*TASK PROMPT*.
Below this line are records; write out exactly the lines from the one containing "Reproduce this chart with matplotlib." through the one containing "plt.rcParams['font.family'] = ['Liberation", with the pictures left out.

(Entries with chart source code)
══════

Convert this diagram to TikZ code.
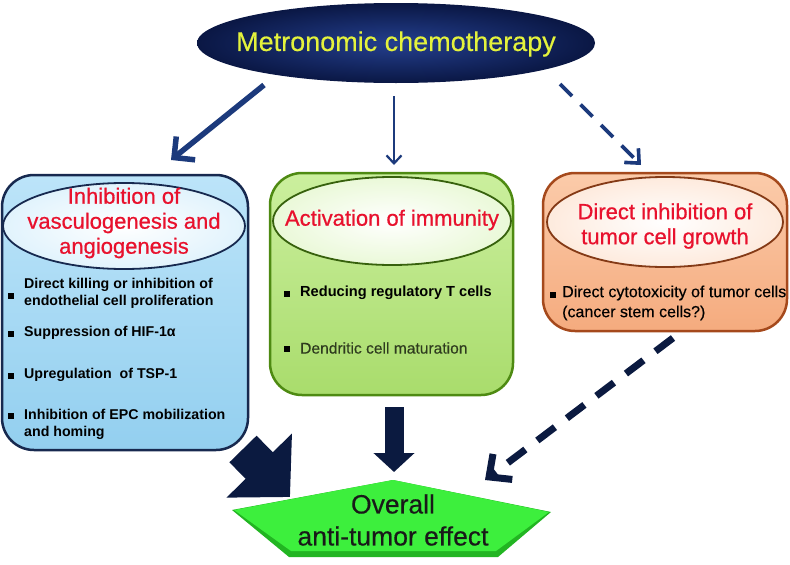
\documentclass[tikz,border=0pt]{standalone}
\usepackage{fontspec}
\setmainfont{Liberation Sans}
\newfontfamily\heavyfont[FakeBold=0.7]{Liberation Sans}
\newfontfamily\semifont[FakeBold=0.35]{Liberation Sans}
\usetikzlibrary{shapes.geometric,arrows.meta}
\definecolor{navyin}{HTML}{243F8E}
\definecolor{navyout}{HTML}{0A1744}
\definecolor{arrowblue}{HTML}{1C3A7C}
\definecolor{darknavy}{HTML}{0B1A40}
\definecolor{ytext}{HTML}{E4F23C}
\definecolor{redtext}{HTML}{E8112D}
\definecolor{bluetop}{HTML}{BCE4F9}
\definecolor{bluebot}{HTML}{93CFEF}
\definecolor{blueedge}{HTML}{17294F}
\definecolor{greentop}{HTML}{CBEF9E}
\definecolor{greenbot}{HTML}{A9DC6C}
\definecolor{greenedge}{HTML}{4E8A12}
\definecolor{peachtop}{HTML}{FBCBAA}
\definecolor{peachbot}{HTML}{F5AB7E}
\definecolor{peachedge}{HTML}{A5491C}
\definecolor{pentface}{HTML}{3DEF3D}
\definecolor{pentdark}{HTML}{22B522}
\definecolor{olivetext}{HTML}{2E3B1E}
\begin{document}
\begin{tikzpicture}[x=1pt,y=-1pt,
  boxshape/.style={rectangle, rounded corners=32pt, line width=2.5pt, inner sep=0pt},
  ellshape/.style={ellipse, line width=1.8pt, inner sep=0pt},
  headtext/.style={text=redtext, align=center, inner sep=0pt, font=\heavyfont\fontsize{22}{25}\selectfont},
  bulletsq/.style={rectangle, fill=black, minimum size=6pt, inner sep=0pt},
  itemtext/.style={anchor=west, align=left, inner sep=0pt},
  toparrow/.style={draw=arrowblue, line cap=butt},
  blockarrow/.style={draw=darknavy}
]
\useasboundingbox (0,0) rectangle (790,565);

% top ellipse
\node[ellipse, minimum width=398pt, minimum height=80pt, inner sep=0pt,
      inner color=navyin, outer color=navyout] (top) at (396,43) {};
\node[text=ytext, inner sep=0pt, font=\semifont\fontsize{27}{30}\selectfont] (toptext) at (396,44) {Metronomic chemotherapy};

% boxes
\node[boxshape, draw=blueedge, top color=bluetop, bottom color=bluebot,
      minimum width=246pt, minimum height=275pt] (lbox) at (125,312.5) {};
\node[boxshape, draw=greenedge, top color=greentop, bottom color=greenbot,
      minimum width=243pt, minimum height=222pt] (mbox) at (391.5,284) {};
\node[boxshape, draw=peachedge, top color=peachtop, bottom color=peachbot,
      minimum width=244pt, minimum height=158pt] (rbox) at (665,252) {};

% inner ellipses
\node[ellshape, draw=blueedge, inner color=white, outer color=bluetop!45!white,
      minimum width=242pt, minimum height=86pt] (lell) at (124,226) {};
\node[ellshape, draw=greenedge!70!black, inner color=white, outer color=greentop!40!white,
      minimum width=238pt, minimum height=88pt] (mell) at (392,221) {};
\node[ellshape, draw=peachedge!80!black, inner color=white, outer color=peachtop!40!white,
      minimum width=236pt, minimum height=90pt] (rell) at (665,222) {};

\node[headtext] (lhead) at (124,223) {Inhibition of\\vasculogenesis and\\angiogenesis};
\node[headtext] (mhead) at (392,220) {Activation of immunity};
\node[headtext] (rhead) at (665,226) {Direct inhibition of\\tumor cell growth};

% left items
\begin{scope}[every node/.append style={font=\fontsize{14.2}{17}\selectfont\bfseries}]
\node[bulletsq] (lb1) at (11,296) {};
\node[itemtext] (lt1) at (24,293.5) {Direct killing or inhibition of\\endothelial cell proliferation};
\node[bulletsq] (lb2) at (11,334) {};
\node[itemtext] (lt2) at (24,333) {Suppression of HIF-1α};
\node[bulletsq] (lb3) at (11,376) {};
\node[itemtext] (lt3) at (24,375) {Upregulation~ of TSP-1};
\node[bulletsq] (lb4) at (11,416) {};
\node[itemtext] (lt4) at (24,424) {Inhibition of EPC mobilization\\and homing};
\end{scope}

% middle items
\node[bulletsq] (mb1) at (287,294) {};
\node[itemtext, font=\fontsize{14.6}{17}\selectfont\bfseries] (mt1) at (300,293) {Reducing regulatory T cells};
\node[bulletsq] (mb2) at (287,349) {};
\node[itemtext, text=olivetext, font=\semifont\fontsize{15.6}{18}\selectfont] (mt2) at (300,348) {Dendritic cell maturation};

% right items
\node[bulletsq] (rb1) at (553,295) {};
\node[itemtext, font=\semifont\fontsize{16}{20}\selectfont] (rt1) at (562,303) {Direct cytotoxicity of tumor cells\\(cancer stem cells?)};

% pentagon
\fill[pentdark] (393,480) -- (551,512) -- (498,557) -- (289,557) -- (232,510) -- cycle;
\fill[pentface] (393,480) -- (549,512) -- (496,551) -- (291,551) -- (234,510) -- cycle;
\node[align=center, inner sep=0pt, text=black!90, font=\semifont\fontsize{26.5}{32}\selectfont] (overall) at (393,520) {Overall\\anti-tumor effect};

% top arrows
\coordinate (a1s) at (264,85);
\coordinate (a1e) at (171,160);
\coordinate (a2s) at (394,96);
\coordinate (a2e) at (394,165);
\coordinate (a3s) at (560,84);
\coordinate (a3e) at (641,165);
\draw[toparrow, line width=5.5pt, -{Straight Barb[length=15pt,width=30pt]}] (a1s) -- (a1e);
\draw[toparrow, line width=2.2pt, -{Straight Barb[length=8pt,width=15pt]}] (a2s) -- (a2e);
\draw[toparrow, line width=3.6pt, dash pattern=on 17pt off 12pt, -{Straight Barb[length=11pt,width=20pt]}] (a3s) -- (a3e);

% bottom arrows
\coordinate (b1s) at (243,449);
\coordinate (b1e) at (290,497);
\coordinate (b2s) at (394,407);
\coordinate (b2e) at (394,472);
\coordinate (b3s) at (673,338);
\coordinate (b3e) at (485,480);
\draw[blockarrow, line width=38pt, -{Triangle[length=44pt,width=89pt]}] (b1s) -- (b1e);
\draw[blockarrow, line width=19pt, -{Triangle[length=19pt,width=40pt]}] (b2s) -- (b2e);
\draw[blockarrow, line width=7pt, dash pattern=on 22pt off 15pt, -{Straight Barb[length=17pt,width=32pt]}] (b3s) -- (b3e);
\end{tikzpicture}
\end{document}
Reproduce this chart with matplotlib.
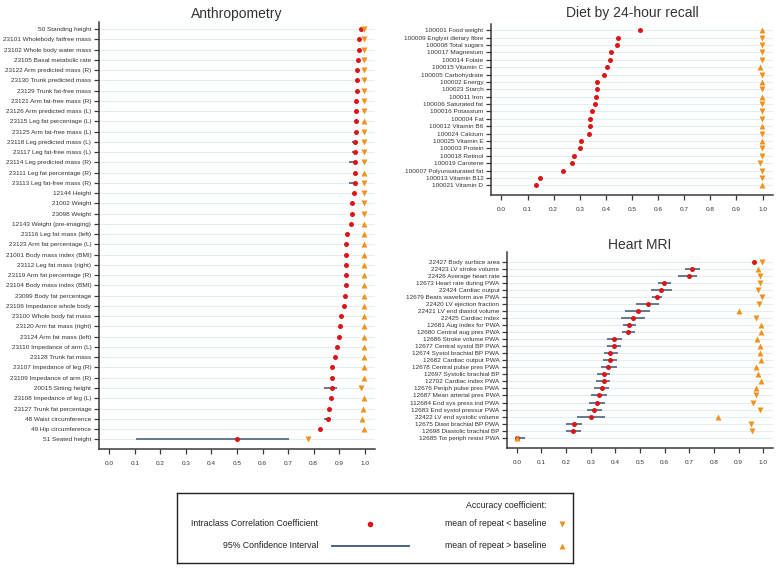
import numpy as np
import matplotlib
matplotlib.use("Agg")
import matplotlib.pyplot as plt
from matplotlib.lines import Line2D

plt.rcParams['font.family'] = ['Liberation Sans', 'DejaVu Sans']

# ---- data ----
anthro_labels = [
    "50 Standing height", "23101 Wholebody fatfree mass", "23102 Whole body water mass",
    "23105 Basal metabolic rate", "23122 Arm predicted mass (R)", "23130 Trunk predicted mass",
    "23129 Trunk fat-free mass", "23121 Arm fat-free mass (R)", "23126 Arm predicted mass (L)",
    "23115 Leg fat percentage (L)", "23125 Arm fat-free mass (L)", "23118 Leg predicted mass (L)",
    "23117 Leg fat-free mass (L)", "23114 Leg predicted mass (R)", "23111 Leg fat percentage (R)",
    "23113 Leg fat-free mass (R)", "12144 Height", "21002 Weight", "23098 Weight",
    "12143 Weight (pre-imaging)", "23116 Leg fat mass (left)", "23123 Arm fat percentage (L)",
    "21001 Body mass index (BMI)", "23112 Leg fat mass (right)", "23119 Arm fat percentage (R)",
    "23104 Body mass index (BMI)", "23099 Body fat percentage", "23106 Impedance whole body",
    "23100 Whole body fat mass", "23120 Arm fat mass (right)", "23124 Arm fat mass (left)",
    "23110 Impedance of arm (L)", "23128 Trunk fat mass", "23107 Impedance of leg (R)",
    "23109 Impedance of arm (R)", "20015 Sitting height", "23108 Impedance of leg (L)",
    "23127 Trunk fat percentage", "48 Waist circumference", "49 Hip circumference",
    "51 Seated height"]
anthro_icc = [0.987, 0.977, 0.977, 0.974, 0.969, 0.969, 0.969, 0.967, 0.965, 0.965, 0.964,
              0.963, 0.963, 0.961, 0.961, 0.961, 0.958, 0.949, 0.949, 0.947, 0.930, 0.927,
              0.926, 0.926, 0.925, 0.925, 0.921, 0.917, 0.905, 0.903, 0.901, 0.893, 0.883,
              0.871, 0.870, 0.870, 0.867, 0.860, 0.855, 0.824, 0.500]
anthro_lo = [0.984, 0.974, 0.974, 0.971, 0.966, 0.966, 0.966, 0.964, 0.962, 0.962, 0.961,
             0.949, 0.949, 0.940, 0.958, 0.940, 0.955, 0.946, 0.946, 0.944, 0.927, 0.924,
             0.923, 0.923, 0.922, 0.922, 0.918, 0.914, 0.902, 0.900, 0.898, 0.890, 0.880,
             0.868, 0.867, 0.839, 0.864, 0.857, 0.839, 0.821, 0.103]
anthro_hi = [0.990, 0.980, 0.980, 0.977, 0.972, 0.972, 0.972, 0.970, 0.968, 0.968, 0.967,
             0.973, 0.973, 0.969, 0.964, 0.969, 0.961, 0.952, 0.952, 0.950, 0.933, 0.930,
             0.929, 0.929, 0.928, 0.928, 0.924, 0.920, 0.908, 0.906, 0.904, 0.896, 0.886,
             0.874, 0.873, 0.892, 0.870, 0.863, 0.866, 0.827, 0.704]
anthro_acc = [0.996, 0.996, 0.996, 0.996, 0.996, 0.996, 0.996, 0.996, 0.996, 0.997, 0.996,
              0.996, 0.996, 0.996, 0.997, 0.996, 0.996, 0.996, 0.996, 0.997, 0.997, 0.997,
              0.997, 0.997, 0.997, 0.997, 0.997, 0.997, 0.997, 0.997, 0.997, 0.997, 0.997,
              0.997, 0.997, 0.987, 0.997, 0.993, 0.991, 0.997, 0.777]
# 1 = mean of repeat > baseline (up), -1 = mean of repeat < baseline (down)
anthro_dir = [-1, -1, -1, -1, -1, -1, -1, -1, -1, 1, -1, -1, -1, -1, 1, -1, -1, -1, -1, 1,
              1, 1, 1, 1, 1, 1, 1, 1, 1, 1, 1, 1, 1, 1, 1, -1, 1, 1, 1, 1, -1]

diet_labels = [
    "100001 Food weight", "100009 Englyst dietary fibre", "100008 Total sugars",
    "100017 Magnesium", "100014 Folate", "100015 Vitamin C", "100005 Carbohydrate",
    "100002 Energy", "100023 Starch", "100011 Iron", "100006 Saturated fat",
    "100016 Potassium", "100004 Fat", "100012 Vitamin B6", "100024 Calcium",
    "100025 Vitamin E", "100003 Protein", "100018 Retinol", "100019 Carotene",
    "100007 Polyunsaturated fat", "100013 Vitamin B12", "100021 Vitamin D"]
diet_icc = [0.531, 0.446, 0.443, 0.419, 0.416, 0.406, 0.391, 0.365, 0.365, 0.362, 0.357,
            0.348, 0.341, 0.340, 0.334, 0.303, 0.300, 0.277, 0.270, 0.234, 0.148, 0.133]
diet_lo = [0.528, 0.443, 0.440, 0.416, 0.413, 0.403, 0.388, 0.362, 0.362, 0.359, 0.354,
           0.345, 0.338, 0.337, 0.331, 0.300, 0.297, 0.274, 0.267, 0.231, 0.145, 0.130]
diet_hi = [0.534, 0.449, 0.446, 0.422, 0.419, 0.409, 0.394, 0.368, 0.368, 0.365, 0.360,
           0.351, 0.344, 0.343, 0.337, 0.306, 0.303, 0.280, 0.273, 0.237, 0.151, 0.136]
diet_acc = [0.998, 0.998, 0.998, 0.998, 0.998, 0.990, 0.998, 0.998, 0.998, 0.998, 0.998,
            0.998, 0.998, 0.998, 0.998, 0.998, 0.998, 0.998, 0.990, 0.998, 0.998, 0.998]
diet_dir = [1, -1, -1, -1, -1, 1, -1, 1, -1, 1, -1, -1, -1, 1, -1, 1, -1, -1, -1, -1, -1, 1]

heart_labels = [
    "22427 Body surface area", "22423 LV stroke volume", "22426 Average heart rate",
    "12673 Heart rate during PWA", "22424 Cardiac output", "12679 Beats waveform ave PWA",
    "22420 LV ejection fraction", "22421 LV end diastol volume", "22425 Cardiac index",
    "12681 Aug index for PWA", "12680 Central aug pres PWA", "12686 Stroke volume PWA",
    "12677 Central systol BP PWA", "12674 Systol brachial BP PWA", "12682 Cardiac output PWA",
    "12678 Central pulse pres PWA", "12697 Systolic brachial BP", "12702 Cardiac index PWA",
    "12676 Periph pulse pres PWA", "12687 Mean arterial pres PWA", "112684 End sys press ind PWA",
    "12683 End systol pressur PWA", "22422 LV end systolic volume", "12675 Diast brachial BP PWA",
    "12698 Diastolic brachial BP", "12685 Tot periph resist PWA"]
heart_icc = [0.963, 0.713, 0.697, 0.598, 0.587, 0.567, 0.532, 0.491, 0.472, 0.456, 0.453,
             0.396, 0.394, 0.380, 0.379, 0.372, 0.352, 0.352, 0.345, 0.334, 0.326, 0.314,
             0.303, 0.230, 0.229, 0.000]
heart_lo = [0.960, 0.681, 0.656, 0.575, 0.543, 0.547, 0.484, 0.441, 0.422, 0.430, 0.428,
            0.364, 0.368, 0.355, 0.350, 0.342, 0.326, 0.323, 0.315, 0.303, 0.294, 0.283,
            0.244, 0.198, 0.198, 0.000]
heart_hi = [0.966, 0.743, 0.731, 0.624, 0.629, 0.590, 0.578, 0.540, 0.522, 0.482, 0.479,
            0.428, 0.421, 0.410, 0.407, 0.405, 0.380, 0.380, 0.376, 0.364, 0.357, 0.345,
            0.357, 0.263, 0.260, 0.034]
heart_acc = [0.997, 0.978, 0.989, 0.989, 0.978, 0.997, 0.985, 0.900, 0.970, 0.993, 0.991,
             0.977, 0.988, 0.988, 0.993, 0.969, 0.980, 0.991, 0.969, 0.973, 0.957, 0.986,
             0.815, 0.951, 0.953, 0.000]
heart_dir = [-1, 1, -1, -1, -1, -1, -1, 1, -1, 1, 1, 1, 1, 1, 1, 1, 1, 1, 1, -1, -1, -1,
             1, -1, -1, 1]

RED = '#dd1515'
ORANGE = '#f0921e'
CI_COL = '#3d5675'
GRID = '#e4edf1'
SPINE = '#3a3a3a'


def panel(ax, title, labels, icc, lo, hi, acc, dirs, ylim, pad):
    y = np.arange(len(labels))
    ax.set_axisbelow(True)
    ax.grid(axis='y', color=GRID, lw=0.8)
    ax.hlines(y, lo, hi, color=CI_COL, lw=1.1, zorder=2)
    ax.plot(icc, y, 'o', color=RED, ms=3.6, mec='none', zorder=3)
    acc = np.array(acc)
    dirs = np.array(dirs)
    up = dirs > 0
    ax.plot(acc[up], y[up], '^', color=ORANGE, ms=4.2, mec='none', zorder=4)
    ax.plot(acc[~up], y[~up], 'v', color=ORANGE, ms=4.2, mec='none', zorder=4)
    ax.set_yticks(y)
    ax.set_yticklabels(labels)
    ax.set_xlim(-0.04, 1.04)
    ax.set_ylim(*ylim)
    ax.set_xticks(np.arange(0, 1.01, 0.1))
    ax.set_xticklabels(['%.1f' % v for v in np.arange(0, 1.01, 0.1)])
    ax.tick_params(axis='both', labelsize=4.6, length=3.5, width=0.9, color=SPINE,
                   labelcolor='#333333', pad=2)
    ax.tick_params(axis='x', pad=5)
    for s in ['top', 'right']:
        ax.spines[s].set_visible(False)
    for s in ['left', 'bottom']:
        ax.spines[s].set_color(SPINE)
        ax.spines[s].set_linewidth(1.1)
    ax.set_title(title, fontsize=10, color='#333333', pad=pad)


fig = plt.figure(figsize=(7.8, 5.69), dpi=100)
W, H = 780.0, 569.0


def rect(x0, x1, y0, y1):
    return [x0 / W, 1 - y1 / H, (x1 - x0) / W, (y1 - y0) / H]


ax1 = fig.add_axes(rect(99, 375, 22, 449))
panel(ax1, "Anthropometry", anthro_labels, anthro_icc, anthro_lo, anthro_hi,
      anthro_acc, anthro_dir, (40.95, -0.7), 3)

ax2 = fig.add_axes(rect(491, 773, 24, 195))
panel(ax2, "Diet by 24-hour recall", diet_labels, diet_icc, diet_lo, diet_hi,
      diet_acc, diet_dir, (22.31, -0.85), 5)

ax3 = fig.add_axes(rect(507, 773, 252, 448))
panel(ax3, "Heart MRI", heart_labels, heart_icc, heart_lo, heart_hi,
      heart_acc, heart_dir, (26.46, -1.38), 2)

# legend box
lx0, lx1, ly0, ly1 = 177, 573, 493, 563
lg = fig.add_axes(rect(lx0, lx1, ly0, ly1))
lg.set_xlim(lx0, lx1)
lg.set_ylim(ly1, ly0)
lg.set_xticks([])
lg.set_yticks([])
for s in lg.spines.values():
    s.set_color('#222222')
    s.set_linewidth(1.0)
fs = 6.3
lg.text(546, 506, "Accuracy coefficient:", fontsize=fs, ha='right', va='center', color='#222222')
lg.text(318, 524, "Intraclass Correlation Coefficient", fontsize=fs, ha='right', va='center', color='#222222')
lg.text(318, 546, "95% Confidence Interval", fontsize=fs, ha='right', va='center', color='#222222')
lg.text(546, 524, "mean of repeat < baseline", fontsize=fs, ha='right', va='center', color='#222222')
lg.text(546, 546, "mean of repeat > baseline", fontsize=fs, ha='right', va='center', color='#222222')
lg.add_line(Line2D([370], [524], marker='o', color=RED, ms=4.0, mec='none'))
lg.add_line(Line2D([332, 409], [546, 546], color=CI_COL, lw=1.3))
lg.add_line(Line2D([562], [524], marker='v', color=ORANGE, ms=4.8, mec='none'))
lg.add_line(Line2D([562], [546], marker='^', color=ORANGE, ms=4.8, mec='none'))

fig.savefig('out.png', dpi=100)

══════

*WRITTEN REPLY*.
Reproduce this chart with matplotlib.
import numpy as np
import matplotlib
matplotlib.use("Agg")
import matplotlib.pyplot as plt
from matplotlib.lines import Line2D

plt.rcParams['font.family'] = ['Liberation Sans', 'DejaVu Sans']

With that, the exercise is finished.